▶ **MATERIAL**
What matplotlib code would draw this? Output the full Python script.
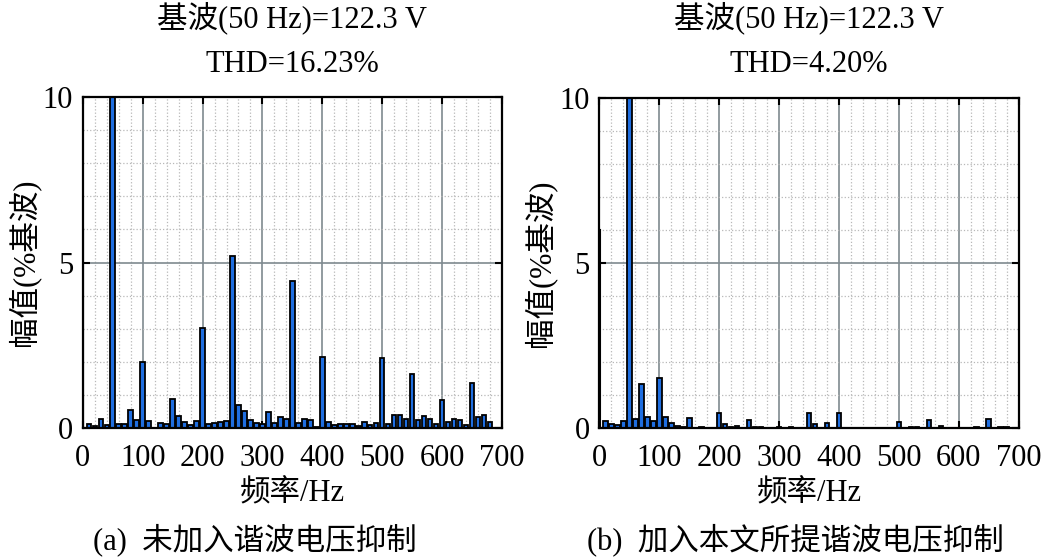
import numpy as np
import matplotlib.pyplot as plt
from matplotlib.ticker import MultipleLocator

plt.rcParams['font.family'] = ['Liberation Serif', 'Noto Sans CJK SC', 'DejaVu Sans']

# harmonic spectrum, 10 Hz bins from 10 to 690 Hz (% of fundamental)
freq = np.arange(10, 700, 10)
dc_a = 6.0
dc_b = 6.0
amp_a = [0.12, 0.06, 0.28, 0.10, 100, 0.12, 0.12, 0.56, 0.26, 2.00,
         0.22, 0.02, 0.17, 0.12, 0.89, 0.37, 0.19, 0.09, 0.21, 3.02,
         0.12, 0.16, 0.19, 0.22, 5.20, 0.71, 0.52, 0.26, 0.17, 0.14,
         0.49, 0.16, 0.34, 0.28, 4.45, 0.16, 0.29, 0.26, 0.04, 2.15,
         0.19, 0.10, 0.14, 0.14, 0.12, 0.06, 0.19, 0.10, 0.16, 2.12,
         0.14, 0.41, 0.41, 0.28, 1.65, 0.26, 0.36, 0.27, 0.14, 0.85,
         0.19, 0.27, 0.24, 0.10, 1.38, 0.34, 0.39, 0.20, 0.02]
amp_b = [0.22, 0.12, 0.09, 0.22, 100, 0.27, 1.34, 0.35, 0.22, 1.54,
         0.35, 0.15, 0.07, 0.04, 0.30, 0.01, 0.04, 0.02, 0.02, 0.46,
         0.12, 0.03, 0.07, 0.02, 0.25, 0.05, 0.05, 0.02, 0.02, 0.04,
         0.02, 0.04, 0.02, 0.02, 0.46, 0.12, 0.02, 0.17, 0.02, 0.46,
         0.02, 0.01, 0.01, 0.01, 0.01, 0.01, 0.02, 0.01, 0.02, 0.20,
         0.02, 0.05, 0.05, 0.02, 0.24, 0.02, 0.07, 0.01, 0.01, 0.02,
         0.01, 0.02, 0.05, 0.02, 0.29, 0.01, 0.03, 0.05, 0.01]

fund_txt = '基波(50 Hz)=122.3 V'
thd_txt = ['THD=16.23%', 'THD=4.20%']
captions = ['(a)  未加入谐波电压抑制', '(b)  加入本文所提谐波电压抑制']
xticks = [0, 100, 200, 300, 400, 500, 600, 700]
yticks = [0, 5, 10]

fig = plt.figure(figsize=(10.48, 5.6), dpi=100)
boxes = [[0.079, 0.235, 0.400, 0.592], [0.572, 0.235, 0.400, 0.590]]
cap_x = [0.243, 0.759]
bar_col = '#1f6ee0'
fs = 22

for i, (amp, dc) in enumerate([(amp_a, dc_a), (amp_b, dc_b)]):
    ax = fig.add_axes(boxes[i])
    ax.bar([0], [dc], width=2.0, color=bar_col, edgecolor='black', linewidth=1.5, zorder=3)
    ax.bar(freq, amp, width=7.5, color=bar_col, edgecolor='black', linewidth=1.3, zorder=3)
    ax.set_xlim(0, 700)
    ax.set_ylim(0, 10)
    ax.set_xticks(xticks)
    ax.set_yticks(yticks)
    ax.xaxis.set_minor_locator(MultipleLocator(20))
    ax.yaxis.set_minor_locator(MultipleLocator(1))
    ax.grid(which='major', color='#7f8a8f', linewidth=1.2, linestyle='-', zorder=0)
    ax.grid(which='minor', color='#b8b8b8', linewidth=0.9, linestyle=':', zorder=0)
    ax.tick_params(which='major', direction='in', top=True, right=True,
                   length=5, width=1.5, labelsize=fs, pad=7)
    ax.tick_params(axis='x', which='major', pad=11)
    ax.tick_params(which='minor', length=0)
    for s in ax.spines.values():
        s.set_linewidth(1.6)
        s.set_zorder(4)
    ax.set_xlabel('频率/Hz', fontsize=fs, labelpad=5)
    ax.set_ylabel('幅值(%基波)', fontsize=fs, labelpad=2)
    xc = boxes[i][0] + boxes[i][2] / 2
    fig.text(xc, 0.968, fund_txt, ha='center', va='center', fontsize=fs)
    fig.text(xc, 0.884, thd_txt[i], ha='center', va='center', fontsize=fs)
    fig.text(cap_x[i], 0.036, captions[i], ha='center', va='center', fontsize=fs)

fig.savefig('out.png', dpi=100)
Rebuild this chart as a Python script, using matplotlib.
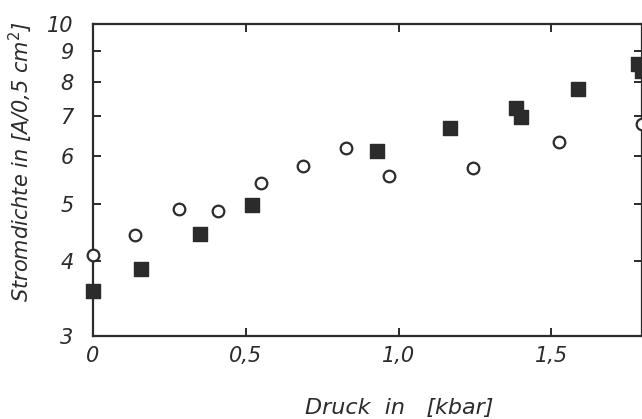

▶ **GIVEN TASK**
The records shown above are to be repeated exactly, with the pictures left out.

▶ **ANSWER TO THE PROBLEM**
What matplotlib code would draw this? Output the full Python script.
import numpy as np
import matplotlib.pyplot as plt
from matplotlib.ticker import MultipleLocator

plt.rcParams['font.family'] = ['Liberation Serif', 'Noto Sans CJK SC', 'DejaVu Sans']

# harmonic spectrum, 10 Hz bins from 10 to 690 Hz (% of fundamental)
freq = np.arange(10, 700, 10)
dc_a = 6.0
dc_b = 6.0
amp_a = [0.12, 0.06, 0.28, 0.10, 100, 0.12, 0.12, 0.56, 0.26, 2.00,
         0.22, 0.02, 0.17, 0.12, 0.89, 0.37, 0.19, 0.09, 0.21, 3.02,
         0.12, 0.16, 0.19, 0.22, 5.20, 0.71, 0.52, 0.26, 0.17, 0.14,
         0.49, 0.16, 0.34, 0.28, 4.45, 0.16, 0.29, 0.26, 0.04, 2.15,
         0.19, 0.10, 0.14, 0.14, 0.12, 0.06, 0.19, 0.10, 0.16, 2.12,
         0.14, 0.41, 0.41, 0.28, 1.65, 0.26, 0.36, 0.27, 0.14, 0.85,
         0.19, 0.27, 0.24, 0.10, 1.38, 0.34, 0.39, 0.20, 0.02]
amp_b = [0.22, 0.12, 0.09, 0.22, 100, 0.27, 1.34, 0.35, 0.22, 1.54,
         0.35, 0.15, 0.07, 0.04, 0.30, 0.01, 0.04, 0.02, 0.02, 0.46,
         0.12, 0.03, 0.07, 0.02, 0.25, 0.05, 0.05, 0.02, 0.02, 0.04,
         0.02, 0.04, 0.02, 0.02, 0.46, 0.12, 0.02, 0.17, 0.02, 0.46,
         0.02, 0.01, 0.01, 0.01, 0.01, 0.01, 0.02, 0.01, 0.02, 0.20,
         0.02, 0.05, 0.05, 0.02, 0.24, 0.02, 0.07, 0.01, 0.01, 0.02,
         0.01, 0.02, 0.05, 0.02, 0.29, 0.01, 0.03, 0.05, 0.01]

fund_txt = '基波(50 Hz)=122.3 V'
thd_txt = ['THD=16.23%', 'THD=4.20%']
captions = ['(a)  未加入谐波电压抑制', '(b)  加入本文所提谐波电压抑制']
xticks = [0, 100, 200, 300, 400, 500, 600, 700]
yticks = [0, 5, 10]

fig = plt.figure(figsize=(10.48, 5.6), dpi=100)
boxes = [[0.079, 0.235, 0.400, 0.592], [0.572, 0.235, 0.400, 0.590]]
cap_x = [0.243, 0.759]
bar_col = '#1f6ee0'
fs = 22

for i, (amp, dc) in enumerate([(amp_a, dc_a), (amp_b, dc_b)]):
    ax = fig.add_axes(boxes[i])
    ax.bar([0], [dc], width=2.0, color=bar_col, edgecolor='black', linewidth=1.5, zorder=3)
    ax.bar(freq, amp, width=7.5, color=bar_col, edgecolor='black', linewidth=1.3, zorder=3)
    ax.set_xlim(0, 700)
    ax.set_ylim(0, 10)
    ax.set_xticks(xticks)
    ax.set_yticks(yticks)
    ax.xaxis.set_minor_locator(MultipleLocator(20))
    ax.yaxis.set_minor_locator(MultipleLocator(1))
    ax.grid(which='major', color='#7f8a8f', linewidth=1.2, linestyle='-', zorder=0)
    ax.grid(which='minor', color='#b8b8b8', linewidth=0.9, linestyle=':', zorder=0)
    ax.tick_params(which='major', direction='in', top=True, right=True,
                   length=5, width=1.5, labelsize=fs, pad=7)
    ax.tick_params(axis='x', which='major', pad=11)
    ax.tick_params(which='minor', length=0)
    for s in ax.spines.values():
        s.set_linewidth(1.6)
        s.set_zorder(4)
    ax.set_xlabel('频率/Hz', fontsize=fs, labelpad=5)
    ax.set_ylabel('幅值(%基波)', fontsize=fs, labelpad=2)
    xc = boxes[i][0] + boxes[i][2] / 2
    fig.text(xc, 0.968, fund_txt, ha='center', va='center', fontsize=fs)
    fig.text(xc, 0.884, thd_txt[i], ha='center', va='center', fontsize=fs)
    fig.text(cap_x[i], 0.036, captions[i], ha='center', va='center', fontsize=fs)

fig.savefig('out.png', dpi=100)
Rebuild this chart as a Python script, using matplotlib.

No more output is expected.